In November 1990, after a two-year investigation, Frances Truesdale was arrested and charged with her husband's death, as well as use of a firearm in commission of a murder, according to the News & Record. She was found guilty of second-degree murder in 1992 and sentenced to 20 years in prison, according to the Associated Press.
That same year, Herman Young was sworn in as Sheriff of Fairfield County, South Carolina, and he decided to reopen the investigation into Ronald Beasley’s 1967 death, according to The Independent Voice.
"After becoming sheriff, I was in a position where I could have someone look into this," Young told WIS10.
Almost 30 years after the death of Ronald “Little Red” Beasley, a Fairfield County grand jury indicted Frances Truesdale for his murder in January 1996, according to the Los Angeles Times. In November of that year, she was found guilty and sentenced to life in prison, according to the Deseret News.
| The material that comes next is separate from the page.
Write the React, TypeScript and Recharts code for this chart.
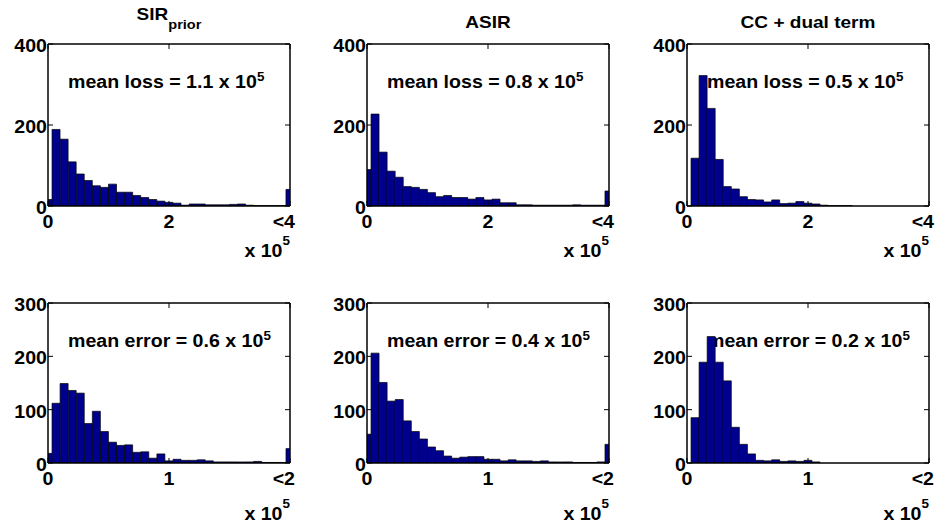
import React from "react";
import { BarChart, Bar, XAxis, YAxis } from "recharts";

// bin centres (x 10^5)
const LOSS_BINS = [
  0, 0.1333, 0.2667, 0.4, 0.5333, 0.6667, 0.8, 0.9333, 1.0667, 1.2, 1.3333, 1.4667, 1.6, 1.7333, 1.8667, 2,
  2.1333, 2.2667, 2.4, 2.5333, 2.6667, 2.8, 2.9333, 3.0667, 3.2, 3.3333, 3.4667, 3.6, 3.7333, 3.8667, 4,
];
const ERROR_BINS = [
  0, 0.0667, 0.1333, 0.2, 0.2667, 0.3333, 0.4, 0.4667, 0.5333, 0.6, 0.6667, 0.7333, 0.8, 0.8667, 0.9333, 1,
  1.0667, 1.1333, 1.2, 1.2667, 1.3333, 1.4, 1.4667, 1.5333, 1.6, 1.6667, 1.7333, 1.8, 1.8667, 1.9333, 2,
];

const LOSS_X_TICKS = [0, 2, 4];
const ERROR_X_TICKS = [0, 1, 2];
const LOSS_Y_TICKS = [0, 200, 400];
const ERROR_Y_TICKS = [0, 100, 200, 300];

const SIR_LOSS = [16, 189, 165, 109, 79, 63, 50, 46, 54, 34, 34, 26, 21, 16, 12, 9, 7, 2, 5, 5, 3, 3, 3, 4, 5, 2, 1, 1, 1, 1, 41];
const ASIR_LOSS = [90, 227, 133, 86, 71, 48, 46, 41, 33, 23, 26, 21, 21, 17, 21, 15, 17, 8, 8, 3, 3, 2, 2, 2, 2, 2, 3, 2, 2, 2, 37];
const CC_LOSS = [0, 118, 322, 241, 115, 48, 42, 23, 16, 15, 10, 15, 6, 7, 11, 7, 5, 2, 1, 1, 1, 0, 0, 0, 0, 0, 0, 0, 0, 0, 0];

const SIR_ERROR = [18, 112, 149, 136, 131, 74, 97, 59, 39, 33, 34, 20, 21, 9, 17, 4, 7, 5, 5, 6, 4, 2, 2, 2, 2, 2, 3, 1, 1, 1, 27];
const ASIR_ERROR = [54, 206, 151, 116, 119, 79, 59, 45, 30, 23, 13, 9, 11, 12, 12, 7, 7, 4, 6, 4, 4, 3, 4, 2, 2, 2, 1, 1, 1, 2, 35];
const CC_ERROR = [0, 85, 189, 237, 189, 154, 67, 35, 17, 5, 4, 6, 3, 4, 3, 5, 2, 0, 0, 0, 0, 0, 0, 0, 0, 0, 0, 0, 0, 0, 0];

const LOSS_NOTES = ["mean loss = 1.1 x 10", "mean loss = 0.8 x 10", "mean loss = 0.5 x 10"];
const ERROR_NOTES = ["mean error = 0.6 x 10", "mean error = 0.4 x 10", "mean error = 0.2 x 10"];

const NAVY = "#00008F";
const FONT = "'Liberation Sans', Arial, Helvetica, sans-serif";
const SX = 1.12; // the source figure is stretched sideways

const PAD_L = 60;
const PAD_T = 40;
const PAD_R = 10;
const PAD_B = 60;
const BOX_W = 242;
const COL_LEFT = [48, 367, 687];

const Txt = ({ x, y, size = 17.5, anchor = "start", children }: any) => (
  <text
    transform={`translate(${x},${y}) scale(${SX},1)`}
    fontSize={size}
    fontWeight="bold"
    fontFamily={FONT}
    textAnchor={anchor}
    fill="#000"
  >
    {children}
  </text>
);

const BottomTick = ({ x, y, payload, xMax }: any) => {
  const last = payload.value === xMax;
  return (
    <g>
      <line x1={x} x2={x} y1={y} y2={y - 5} stroke="#000" />
      <Txt x={last ? x + 5 : x} y={y + 22} anchor={last ? "end" : "middle"}>
        {last ? `<${payload.value}` : payload.value}
      </Txt>
    </g>
  );
};

const TopTick = ({ x, y }: any) => <line x1={x} x2={x} y1={y} y2={y + 5} stroke="#000" />;

const LeftTick = ({ x, y, payload }: any) => (
  <g>
    <line x1={x} x2={x + 5} y1={y} y2={y} stroke="#000" />
    <Txt x={x - 1} y={y + 8} anchor="end">
      {payload.value}
    </Txt>
  </g>
);

const RightTick = ({ x, y }: any) => <line x1={x} x2={x - 5} y1={y} y2={y} stroke="#000" />;

const axisLine = { stroke: "#000", strokeWidth: 1.5 };

interface PanelProps {
  left: number;
  top: number;
  boxH: number;
  bins: number[];
  counts: number[];
  xTicks: number[];
  yTicks: number[];
  note: string;
  unitY: number;
  title?: React.ReactNode;
}

const Panel = ({ left, top, boxH, bins, counts, xTicks, yTicks, note, unitY, title }: PanelProps) => {
  const data = bins.map((x, i) => ({ x, n: counts[i] }));
  const xMax = xTicks[xTicks.length - 1];
  const yMax = yTicks[yTicks.length - 1];
  const W = PAD_L + BOX_W + PAD_R;
  const H = PAD_T + boxH + PAD_B;
  return (
    <div style={{ position: "absolute", left: left - PAD_L, top: top - PAD_T }}>
      <BarChart
        width={W}
        height={H}
        data={data}
        margin={{ top: PAD_T - 2, right: PAD_R - 2, left: 0, bottom: 0 }}
        barCategoryGap={0}
        barGap={0}
      >
        <XAxis
          dataKey="x"
          type="number"
          domain={[0, xMax]}
          ticks={xTicks}
          interval={0}
          allowDataOverflow
          height={PAD_B}
          tickSize={0}
          tickMargin={0}
          tickLine={false}
          axisLine={axisLine}
          tick={(p: any) => <BottomTick {...p} xMax={xMax} />}
        />
        <XAxis
          xAxisId="top"
          orientation="top"
          dataKey="x"
          type="number"
          domain={[0, xMax]}
          ticks={xTicks}
          interval={0}
          allowDataOverflow
          height={2}
          tickSize={0}
          tickMargin={0}
          tickLine={false}
          axisLine={axisLine}
          tick={TopTick}
        />
        <YAxis
          type="number"
          domain={[0, yMax]}
          ticks={yTicks}
          interval={0}
          allowDataOverflow
          width={PAD_L}
          tickSize={0}
          tickMargin={0}
          tickLine={false}
          axisLine={axisLine}
          tick={LeftTick}
        />
        <YAxis
          yAxisId="right"
          orientation="right"
          type="number"
          domain={[0, yMax]}
          ticks={yTicks}
          interval={0}
          allowDataOverflow
          width={2}
          tickSize={0}
          tickMargin={0}
          tickLine={false}
          axisLine={axisLine}
          tick={RightTick}
        />
        <Bar dataKey="n" fill={NAVY} stroke="#000" strokeWidth={0.7} isAnimationActive={false} />
        {title}
        <Txt x={PAD_L + 20} y={PAD_T + 44}>
          {note}
          <tspan dy={-7} fontSize={12}>
            5
          </tspan>
        </Txt>
        <Txt x={PAD_L + BOX_W} y={unitY} anchor="end">
          x 10
          <tspan dy={-12} fontSize={12}>
            5
          </tspan>
        </Txt>
      </BarChart>
    </div>
  );
};

const CX = PAD_L + BOX_W / 2;

const TITLES = [
  <Txt key="t0" x={CX} y={16} size={17} anchor="middle">
    SIR
    <tspan dy={9} fontSize={13}>
      prior
    </tspan>
  </Txt>,
  <Txt key="t1" x={CX} y={24} size={17} anchor="middle">
    ASIR
  </Txt>,
  <Txt key="t2" x={CX} y={24} size={17} anchor="middle">
    CC + dual term
  </Txt>,
];

const LOSS_SERIES = [SIR_LOSS, ASIR_LOSS, CC_LOSS];
const ERROR_SERIES = [SIR_ERROR, ASIR_ERROR, CC_ERROR];

export default function App() {
  return (
    <div style={{ position: "absolute", left: 0, top: 0, width: 939, height: 525, background: "#fff" }}>
      {COL_LEFT.map((left, i) => (
        <Panel
          key={`loss${i}`}
          left={left}
          top={44}
          boxH={162}
          bins={LOSS_BINS}
          counts={LOSS_SERIES[i]}
          xTicks={LOSS_X_TICKS}
          yTicks={LOSS_Y_TICKS}
          note={LOSS_NOTES[i]}
          unitY={253}
          title={TITLES[i]}
        />
      ))}
      {COL_LEFT.map((left, i) => (
        <Panel
          key={`err${i}`}
          left={left}
          top={303}
          boxH={160}
          bins={ERROR_BINS}
          counts={ERROR_SERIES[i]}
          xTicks={ERROR_X_TICKS}
          yTicks={ERROR_Y_TICKS}
          note={ERROR_NOTES[i]}
          unitY={257}
        />
      ))}
    </div>
  );
}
"I'm glad this is over with," Little Red’s 80-year-old father K.C. Beasley told reporters. "I know the family feels better knowing that Red's death was murder and not a suicide like they said."
Although she was convicted of murdering two of her husbands, in the ensuing years Frances Truesdale repeatedly came up for parole. Each time she did, Sheriff Herman Young was there to tell them, “Don’t grant her parole,” according to WIS10.
In July 2014, Truesdale died while still incarcerated at a state penitentiary in Virginia. Two weeks later, The Independent Voice announced Herman Young was retiring from his post as Fairfield County Sheriff at age 72.